When the client requests video chunks from the CDN, the CDN delivers these chunks to the client via the HLS protocol.
Different devices support different video formats:
- When a client requests MP4 format, it receives MP4 chunks.
- When a client requests MOV format, it receives MOV chunks.
- Weak Connection: The client requests lower-quality chunks (e.g., 240P).
- Strong Connection: The client requests higher-quality chunks (e.g., 4K).
A common scenario occurs when the internet connection fluctuates between strong and weak:
- When the connection is strong, the client requests high-quality chunks.
- When the connection weakens, the client requests lower-quality chunks.
This adaptive behavior ensures a smooth viewing experience. This process is known as Adaptive streaming, and the HLS protocol supports it very well. This is why HLS is widely used during video streaming.
Let's dive deeper into the Content Processor (Workflow Engine). As mentioned, this is a workflow engine that runs a series of steps. Here are the steps:
- Content Chunker Service
- Format Converter Service
- Quality Converter Service
- CDN Uploader Service
As we saw earlier, in the 4th step, an event is added to the Message Queue with the video ID. The Content Chunker Service grabs this video using the ID and breaks it into smaller chunks. This is necessary because it breaks the video into smaller chunks that can be processed in parallel. Also, it will make streaming efficient.
- Retrieve the event from the Message Queue.
- Use the video ID from the event to get the video from Object Storage and break it into smaller chunks.
- Upload the chunks to Object Storage.
- For each uploaded chunk, create an event with the chunk ID and add it to the Message Queue.
After chunking, the Format Converter Service converts these chunks into different formats. This is necessary because converting the chunks into different formats ensures compatibility with various devices and platforms.
-
Retrieve the event from the Message Queue.
-
Use the chunk ID from the event to get that chunk from Object Storage.
Then it converts the chunk into different formats (e.g., MP4, MOV). -
Upload the converted chunks to Object Storage.
-
For each uploaded chunk, create an event with the chunk ID and add it to the Message Queue.
After converting to different formats, the Quality Converter Service converts these chunks into different quality levels. This is necessary because converting the chunks into different quality levels provides a smooth viewing experience as per the user's internet speed.
Example:
- If the connection is weak, they see 240P.
- If the connection is strong, they see 4K.
-
Retrieve the event from the Message Queue.
-
Use the chunk ID from the event to get the chunk from Object Storage.
It then converts the chunk into different qualities/resolutions (e.g., 4K, 720P). -
Upload the converted chunks to Object Storage.
-
Create an event for each uploaded chunk and add it to the Message Queue.
The event should include the chunk ID.
The steps above, when visualized, look like this:
Finally, the CDN Uploader Service comes into play.

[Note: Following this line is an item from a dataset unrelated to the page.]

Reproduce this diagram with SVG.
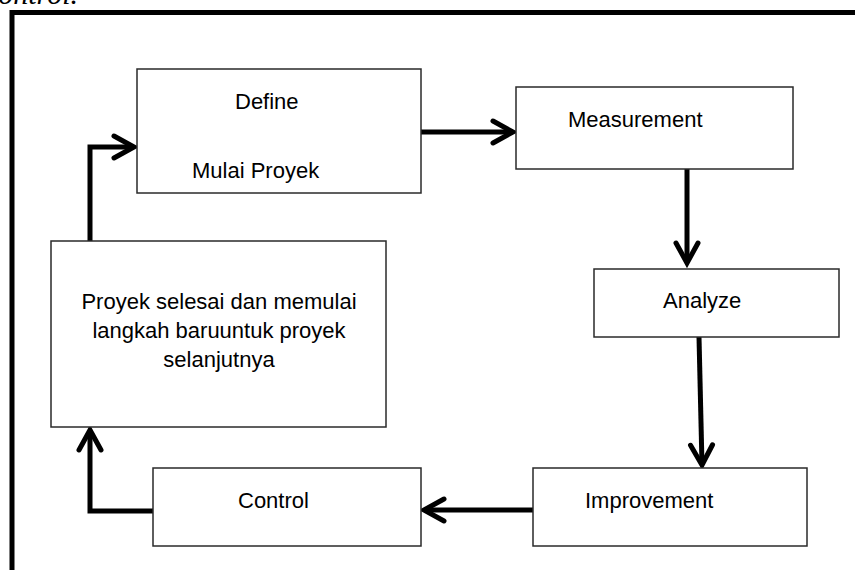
<svg xmlns="http://www.w3.org/2000/svg" width="855" height="570" viewBox="0 0 855 570">
<style>
.box{fill:#fff;stroke:#2a2a2a;stroke-width:1.5}
.lbl{font-family:"Liberation Sans",Arial,sans-serif;font-size:22px;fill:#000}
.con{fill:none;stroke:#000;stroke-width:5}
.frame{fill:none;stroke:#000;stroke-width:5}
</style>
<defs>
<marker id="arr" markerUnits="userSpaceOnUse" markerWidth="30" markerHeight="30" viewBox="-25 -15 30 30" refX="0" refY="0" orient="auto" overflow="visible">
<path d="M-20,-11 L0,0 L-20,11" fill="none" stroke="#000" stroke-width="5" stroke-linecap="round" stroke-linejoin="miter"/>
</marker>
</defs>
<rect width="855" height="570" fill="#fff"/>
<text x="78" y="4" text-anchor="end" font-family="'Liberation Serif','Times New Roman',serif" font-style="italic" font-size="30">Control.</text>
<path class="frame" d="M12,570 L12,12.5 L855,12.5"/>
<g id="connectors">
<path class="con" d="M421,132 L513,132" marker-end="url(#arr)"/>
<path class="con" d="M687,169 L687,263" marker-end="url(#arr)"/>
<path class="con" d="M699,337 L702,465" marker-end="url(#arr)"/>
<path class="con" d="M533,510 L424,510" marker-end="url(#arr)"/>
<path class="con" d="M153,511 L90,511 L90,430" marker-end="url(#arr)"/>
<path class="con" d="M90,241 L90,147 L134,147" marker-end="url(#arr)"/>
</g>
<g id="define">
<rect class="box" x="137" y="69" width="284" height="124"/>
<text class="lbl" x="235" y="109">Define</text>
<text class="lbl" x="192" y="178">Mulai Proyek</text>
</g>
<g id="measurement">
<rect class="box" x="516" y="87" width="277" height="82"/>
<text class="lbl" x="568" y="127">Measurement</text>
</g>
<g id="analyze">
<rect class="box" x="594" y="269" width="245" height="68"/>
<text class="lbl" x="663" y="308">Analyze</text>
</g>
<g id="improvement">
<rect class="box" x="533" y="468" width="274" height="78"/>
<text class="lbl" x="585" y="508">Improvement</text>
</g>
<g id="control">
<rect class="box" x="153" y="468" width="268" height="78"/>
<text class="lbl" x="238" y="508">Control</text>
</g>
<g id="proyek">
<rect class="box" x="51" y="241" width="335" height="186"/>
<text class="lbl" text-anchor="middle" x="219" y="309">Proyek selesai dan memulai</text>
<text class="lbl" text-anchor="middle" x="219" y="338">langkah baruuntuk proyek</text>
<text class="lbl" text-anchor="middle" x="219" y="367">selanjutnya</text>
</g>
</svg>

Note: The numbers 6, 7, 8, and 9 correspond to the high-level design diagram covered in the previous part.
The CDN Uploader Service retrieves these resulting chunks (in different formats and qualities) from Object Storage and uploads them to the CDN. This is necessary because accessing videos from CDN is much faster.
Each chunk uploaded to the CDN has a location. The CDN Uploader Service also saves these locations in the Videos DB.
Ultimately, since the video processing is complete, the CDN Uploader Service adds an event to the Message Queue to signal that the video processing is done.
This is how the overall flow looks like:
In order to decide the DB type, here are some general guidelines that you can follow. However, it’s not always black and white — a lot depends on the project needs.
| Guideline | Recommendation |
|---|---|
| When you need fast data access | Prefer NoSQL |
| When the scale is too large | NoSQL performs better |
| When the data fits into a fixed structure | Prefer SQL |
| When the data doesn’t fit into a fixed structure | Choose NoSQL |
| If you have complex queries to execute on your data | Use SQL |
| If you have simpler queries | NoSQL works well |
| If your data changes frequently or will evolve over time | NoSQL supports flexible structure |
| Database | Deciding Factors | Decision |
|---|---|---|
| VideosDB |
- High Scale: Millions of YouTube videos are uploaded and watched every day. Handling such a scale of writes and reads makes NoSQL preferable. - Fast Access: Low latency is required due to non-functional requirements. NoSQL suits better for high-scale, low-latency systems. - Simple Query Pattern: When a user clicks on a video, the server returns video metadata along with the manifest file. Reading video metadata by video ID is well-handled by NoSQL. |
NoSQL |
| Attribute | Details |
|---|---|
| Database Type | NoSQL |
| Common Queries | Reading video metadata by videoId. This occurs when the user clicks on a video to watch the content, and the server returns back the video metadata along with the manifest file. |
| Indexing | videoId |
Because we have this common query to grab video metadata by videoId, we create an index on the videoId field. This sets a shortcut to quickly find the data by videoId. |
Workflow Engine Steps: Our Content Processor consists of four main steps:
- Content Chunking
- Format Conversion
- Quality Conversion
- CDN Upload
We also learned about HLS and how it enables adaptive streaming, which allows streaming different formats for different devices and different qualities based on internet speed.
Another thing to know about HLS: whenever we are streaming videos with HLS, the video chunks need to be encoded in a certain way.
Encoding simply means turning the video into a stream of 0s and 1s. There are different ways to do this, and each way creates a different version (version = different representation of 0s and 1s) of the same video.
For HLS to work, the video needs to be encoded using specific standards like H.264 or H.265.
But have we ever included encoding in our process? Our current workflow doesn't have an encoding step. So, how should we tackle this problem?
By introducing the encoding step in the workflow engine. Here’s how we can do it:
-
Content Chunking
-
Encoding: Encode each chunk in
H.264/H.265standard. -
Format Conversion: Convert each encoded chunk into different formats (e.g.,
MP4,MOV). -
Quality Conversion: Convert each format into different qualities (e.g.,
4K,720P). -
CDN Upload: Upload the final chunks to the CDN.
The introduction of the encoding step ensures that our workflow aligns with what HLS needs, enabling adaptive streaming.